#### Stated problem:
Of the lines in the entries below, state how many hold the word "drawn". Say nothing else.

Records with drawing code
↓↓↓
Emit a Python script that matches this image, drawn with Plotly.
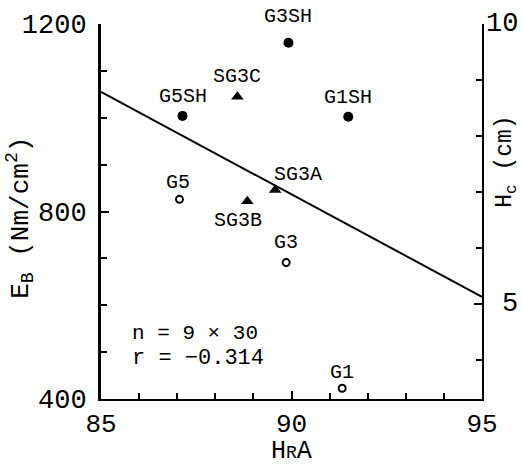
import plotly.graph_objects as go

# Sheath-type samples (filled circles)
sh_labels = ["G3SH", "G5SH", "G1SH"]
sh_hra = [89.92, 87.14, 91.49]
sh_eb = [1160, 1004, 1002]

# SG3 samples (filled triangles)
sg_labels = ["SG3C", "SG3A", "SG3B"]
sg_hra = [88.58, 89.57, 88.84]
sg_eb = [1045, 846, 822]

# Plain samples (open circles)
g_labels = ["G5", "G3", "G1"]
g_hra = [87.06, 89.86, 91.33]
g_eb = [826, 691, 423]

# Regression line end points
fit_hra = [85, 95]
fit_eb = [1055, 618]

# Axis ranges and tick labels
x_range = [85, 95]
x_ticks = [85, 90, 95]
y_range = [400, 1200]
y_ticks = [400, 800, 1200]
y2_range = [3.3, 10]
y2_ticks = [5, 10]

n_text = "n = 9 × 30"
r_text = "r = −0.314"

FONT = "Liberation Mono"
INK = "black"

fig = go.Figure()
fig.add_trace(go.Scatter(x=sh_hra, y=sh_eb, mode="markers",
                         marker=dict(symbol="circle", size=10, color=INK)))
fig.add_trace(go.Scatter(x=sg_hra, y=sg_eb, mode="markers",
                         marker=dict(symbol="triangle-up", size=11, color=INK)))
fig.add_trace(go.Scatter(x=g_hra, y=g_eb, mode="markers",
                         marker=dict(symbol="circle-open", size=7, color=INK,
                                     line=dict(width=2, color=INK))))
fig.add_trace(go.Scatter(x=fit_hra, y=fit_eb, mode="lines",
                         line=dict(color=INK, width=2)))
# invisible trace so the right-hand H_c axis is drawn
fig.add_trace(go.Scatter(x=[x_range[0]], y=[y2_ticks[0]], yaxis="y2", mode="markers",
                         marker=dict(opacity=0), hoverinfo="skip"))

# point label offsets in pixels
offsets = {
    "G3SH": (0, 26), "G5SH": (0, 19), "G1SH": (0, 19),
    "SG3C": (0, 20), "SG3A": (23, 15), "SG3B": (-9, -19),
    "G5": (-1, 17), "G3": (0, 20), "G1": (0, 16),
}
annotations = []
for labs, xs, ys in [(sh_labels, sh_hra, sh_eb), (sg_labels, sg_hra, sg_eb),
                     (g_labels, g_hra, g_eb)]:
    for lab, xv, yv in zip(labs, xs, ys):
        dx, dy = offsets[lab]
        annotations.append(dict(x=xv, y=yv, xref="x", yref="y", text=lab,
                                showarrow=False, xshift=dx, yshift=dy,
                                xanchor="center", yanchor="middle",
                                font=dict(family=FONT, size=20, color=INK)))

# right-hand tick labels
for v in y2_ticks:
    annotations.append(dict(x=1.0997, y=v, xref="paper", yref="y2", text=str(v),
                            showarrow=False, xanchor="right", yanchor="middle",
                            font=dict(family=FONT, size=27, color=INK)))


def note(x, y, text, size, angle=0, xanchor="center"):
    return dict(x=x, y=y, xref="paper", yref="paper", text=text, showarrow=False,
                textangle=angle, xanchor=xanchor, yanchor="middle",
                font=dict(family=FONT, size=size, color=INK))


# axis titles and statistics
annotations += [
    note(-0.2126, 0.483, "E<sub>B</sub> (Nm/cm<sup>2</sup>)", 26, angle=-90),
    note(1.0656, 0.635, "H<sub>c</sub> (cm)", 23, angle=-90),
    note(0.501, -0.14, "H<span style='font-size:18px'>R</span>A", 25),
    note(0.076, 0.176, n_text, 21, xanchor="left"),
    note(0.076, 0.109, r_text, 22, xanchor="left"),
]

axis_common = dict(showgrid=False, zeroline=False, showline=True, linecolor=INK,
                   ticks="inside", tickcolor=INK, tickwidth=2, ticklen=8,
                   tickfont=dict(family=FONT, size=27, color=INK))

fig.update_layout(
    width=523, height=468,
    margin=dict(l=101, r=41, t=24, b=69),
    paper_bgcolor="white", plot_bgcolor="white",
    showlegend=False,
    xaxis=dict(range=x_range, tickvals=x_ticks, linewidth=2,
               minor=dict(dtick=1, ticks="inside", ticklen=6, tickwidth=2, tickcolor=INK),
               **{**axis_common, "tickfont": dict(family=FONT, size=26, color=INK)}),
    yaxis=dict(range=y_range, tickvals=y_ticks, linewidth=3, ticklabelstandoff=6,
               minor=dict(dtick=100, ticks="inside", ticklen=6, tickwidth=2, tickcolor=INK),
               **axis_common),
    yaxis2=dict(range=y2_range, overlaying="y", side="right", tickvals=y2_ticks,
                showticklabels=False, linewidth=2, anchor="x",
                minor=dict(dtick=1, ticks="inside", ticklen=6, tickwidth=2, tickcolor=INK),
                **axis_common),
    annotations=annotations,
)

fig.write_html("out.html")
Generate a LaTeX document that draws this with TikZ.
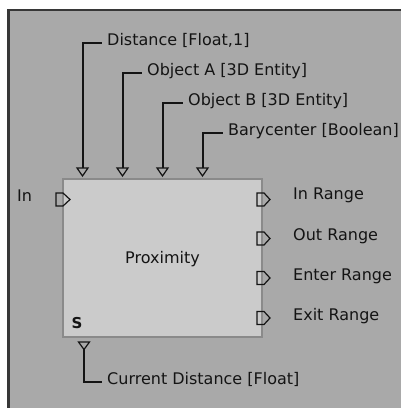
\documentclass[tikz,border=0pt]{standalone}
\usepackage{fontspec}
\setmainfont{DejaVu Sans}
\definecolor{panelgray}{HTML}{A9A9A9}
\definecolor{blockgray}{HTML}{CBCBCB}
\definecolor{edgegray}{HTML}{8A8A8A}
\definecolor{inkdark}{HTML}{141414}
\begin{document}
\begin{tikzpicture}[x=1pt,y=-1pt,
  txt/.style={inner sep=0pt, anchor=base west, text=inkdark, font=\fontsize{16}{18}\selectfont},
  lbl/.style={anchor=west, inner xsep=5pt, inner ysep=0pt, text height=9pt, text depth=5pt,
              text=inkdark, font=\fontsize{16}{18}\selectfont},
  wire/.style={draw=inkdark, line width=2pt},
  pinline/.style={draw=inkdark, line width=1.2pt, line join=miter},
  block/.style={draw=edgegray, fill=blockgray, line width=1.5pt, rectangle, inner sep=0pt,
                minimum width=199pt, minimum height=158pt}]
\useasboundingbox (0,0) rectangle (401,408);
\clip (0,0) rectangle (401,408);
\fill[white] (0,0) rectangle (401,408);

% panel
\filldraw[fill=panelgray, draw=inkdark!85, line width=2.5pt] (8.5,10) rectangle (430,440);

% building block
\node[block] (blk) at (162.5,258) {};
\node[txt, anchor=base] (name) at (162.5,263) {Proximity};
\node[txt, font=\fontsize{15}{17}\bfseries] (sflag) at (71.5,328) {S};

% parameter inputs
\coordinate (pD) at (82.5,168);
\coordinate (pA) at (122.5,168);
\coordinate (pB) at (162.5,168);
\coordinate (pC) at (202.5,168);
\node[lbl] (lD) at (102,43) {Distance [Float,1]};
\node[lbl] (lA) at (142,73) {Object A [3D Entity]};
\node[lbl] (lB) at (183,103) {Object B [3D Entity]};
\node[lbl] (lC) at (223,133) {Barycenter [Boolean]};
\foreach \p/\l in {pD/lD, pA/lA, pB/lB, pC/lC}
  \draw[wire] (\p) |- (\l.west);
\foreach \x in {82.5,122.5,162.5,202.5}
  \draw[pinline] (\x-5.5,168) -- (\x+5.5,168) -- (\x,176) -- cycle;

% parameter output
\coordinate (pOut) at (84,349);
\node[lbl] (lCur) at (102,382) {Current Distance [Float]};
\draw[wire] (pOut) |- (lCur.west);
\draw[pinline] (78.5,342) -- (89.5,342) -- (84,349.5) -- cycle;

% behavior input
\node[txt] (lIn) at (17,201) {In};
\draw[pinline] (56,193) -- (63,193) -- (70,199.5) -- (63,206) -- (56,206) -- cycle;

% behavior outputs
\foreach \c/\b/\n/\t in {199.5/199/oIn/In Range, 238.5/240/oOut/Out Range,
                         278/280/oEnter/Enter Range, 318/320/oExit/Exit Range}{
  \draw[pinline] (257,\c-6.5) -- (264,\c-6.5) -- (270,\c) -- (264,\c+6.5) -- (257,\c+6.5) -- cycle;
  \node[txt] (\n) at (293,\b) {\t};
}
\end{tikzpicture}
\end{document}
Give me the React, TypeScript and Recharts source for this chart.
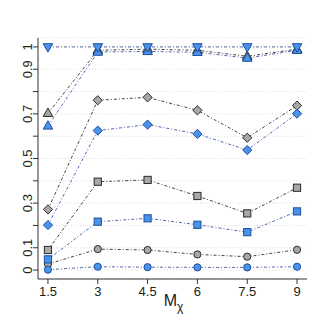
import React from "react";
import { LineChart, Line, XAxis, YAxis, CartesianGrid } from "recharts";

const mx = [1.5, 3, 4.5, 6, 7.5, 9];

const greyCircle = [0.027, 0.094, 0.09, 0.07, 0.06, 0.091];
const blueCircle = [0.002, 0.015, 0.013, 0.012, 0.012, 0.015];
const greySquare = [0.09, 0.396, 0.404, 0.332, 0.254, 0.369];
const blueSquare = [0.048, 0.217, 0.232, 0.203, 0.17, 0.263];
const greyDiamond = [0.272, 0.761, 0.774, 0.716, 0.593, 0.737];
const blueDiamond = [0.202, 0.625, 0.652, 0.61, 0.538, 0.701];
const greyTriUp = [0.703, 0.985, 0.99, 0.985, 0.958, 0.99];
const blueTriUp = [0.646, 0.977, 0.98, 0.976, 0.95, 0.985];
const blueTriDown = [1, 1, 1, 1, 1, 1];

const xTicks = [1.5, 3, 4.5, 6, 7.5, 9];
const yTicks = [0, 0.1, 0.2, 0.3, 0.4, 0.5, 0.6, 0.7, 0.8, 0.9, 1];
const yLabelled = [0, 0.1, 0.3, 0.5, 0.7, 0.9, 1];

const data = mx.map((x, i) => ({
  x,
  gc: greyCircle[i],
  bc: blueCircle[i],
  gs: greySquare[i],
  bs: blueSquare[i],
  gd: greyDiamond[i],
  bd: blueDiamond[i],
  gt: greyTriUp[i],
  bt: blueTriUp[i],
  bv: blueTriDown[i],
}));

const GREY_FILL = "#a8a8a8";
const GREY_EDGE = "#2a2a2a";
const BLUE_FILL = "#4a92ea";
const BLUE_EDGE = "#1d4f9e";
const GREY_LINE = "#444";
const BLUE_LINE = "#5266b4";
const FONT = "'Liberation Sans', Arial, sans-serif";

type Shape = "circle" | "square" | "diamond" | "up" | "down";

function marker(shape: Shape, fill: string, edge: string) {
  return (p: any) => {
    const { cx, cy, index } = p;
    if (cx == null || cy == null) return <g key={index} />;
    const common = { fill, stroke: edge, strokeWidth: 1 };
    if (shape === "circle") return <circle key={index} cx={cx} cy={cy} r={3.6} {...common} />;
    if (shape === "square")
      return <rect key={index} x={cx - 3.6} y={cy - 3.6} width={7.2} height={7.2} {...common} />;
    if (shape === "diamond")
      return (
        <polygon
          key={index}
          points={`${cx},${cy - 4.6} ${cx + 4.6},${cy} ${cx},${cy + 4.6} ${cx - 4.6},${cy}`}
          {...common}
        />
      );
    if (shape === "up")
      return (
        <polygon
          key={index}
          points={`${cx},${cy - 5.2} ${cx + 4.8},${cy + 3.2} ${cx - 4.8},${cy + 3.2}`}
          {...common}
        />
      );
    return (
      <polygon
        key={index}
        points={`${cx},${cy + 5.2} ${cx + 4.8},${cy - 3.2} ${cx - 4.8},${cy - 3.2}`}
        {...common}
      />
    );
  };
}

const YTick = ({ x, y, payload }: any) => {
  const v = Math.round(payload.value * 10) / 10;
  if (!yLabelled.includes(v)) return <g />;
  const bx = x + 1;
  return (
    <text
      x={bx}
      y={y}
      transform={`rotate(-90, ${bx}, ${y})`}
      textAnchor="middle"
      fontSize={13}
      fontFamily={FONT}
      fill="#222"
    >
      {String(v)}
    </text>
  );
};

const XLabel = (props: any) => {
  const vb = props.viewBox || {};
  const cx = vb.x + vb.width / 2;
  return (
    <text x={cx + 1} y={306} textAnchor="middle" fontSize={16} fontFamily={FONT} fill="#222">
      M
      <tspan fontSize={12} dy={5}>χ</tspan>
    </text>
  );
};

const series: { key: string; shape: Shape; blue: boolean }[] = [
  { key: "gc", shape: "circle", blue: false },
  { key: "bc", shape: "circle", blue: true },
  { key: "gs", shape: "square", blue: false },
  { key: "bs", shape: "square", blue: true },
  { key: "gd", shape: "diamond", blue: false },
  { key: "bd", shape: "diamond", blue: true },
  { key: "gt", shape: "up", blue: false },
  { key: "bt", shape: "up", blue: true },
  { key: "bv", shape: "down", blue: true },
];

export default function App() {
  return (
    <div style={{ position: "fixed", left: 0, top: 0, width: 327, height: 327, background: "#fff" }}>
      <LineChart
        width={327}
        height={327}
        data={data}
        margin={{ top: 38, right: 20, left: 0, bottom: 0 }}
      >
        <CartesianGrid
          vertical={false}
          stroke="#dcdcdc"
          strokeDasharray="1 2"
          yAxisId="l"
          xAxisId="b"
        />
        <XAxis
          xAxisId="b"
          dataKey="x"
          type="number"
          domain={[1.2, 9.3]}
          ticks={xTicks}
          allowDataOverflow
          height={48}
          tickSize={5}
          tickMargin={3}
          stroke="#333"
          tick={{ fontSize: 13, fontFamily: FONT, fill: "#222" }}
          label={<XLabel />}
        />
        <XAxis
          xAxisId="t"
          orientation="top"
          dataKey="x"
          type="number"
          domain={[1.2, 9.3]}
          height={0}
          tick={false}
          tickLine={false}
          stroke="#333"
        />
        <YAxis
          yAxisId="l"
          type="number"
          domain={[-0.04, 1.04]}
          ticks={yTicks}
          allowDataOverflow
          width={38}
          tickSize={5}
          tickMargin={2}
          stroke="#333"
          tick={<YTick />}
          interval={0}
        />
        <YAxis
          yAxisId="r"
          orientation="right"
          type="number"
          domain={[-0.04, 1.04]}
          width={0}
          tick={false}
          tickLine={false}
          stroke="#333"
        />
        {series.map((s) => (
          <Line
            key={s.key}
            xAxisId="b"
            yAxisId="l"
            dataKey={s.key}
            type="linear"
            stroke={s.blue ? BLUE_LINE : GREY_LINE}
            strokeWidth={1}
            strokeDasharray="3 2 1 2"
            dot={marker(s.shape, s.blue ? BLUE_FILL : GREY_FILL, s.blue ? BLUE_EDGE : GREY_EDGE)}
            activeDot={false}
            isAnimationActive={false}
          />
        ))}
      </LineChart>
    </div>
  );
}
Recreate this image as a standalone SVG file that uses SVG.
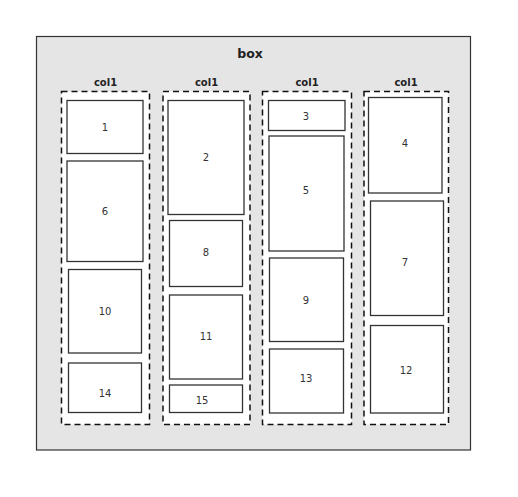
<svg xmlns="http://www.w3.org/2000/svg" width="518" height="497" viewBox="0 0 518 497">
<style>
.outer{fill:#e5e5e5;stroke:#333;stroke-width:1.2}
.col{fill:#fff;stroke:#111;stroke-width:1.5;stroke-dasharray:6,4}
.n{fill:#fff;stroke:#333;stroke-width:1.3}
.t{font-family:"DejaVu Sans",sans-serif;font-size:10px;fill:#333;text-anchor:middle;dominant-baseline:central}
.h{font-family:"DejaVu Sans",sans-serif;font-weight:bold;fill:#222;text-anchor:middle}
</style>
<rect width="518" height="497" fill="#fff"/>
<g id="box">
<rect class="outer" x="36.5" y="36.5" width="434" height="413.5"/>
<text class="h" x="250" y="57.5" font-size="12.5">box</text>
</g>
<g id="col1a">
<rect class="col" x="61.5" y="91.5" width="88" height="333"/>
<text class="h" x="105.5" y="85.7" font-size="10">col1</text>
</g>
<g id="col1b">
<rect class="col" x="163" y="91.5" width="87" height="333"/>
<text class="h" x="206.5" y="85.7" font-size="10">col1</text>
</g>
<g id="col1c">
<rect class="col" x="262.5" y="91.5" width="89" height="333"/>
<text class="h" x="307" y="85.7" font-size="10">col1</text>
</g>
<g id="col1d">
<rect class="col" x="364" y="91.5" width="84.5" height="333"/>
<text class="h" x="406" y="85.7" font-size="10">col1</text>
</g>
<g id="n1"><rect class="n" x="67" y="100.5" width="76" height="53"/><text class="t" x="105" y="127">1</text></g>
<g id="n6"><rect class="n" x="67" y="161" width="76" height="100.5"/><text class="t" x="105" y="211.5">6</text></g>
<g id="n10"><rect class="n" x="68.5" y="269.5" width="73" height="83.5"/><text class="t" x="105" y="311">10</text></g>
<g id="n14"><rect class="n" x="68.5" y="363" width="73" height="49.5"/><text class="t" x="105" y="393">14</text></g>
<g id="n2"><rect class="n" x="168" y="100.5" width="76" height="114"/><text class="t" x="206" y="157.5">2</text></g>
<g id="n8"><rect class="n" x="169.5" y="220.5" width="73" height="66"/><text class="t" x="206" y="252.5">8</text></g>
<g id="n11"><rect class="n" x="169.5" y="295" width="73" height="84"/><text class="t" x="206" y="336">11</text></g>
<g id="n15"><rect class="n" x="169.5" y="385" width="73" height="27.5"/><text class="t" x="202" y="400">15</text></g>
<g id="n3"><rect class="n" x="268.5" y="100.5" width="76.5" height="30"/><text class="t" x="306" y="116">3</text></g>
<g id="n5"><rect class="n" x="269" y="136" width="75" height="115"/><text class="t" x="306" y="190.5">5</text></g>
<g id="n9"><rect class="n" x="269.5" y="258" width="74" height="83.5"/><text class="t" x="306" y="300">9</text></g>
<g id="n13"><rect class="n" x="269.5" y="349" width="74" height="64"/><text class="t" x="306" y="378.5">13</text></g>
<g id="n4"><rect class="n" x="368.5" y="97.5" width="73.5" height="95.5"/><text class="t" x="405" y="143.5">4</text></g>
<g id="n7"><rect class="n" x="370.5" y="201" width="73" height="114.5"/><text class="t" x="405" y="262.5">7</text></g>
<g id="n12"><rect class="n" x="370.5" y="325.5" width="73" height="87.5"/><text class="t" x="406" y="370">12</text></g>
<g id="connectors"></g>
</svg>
↑↑↑
#### Response to the exercise:
2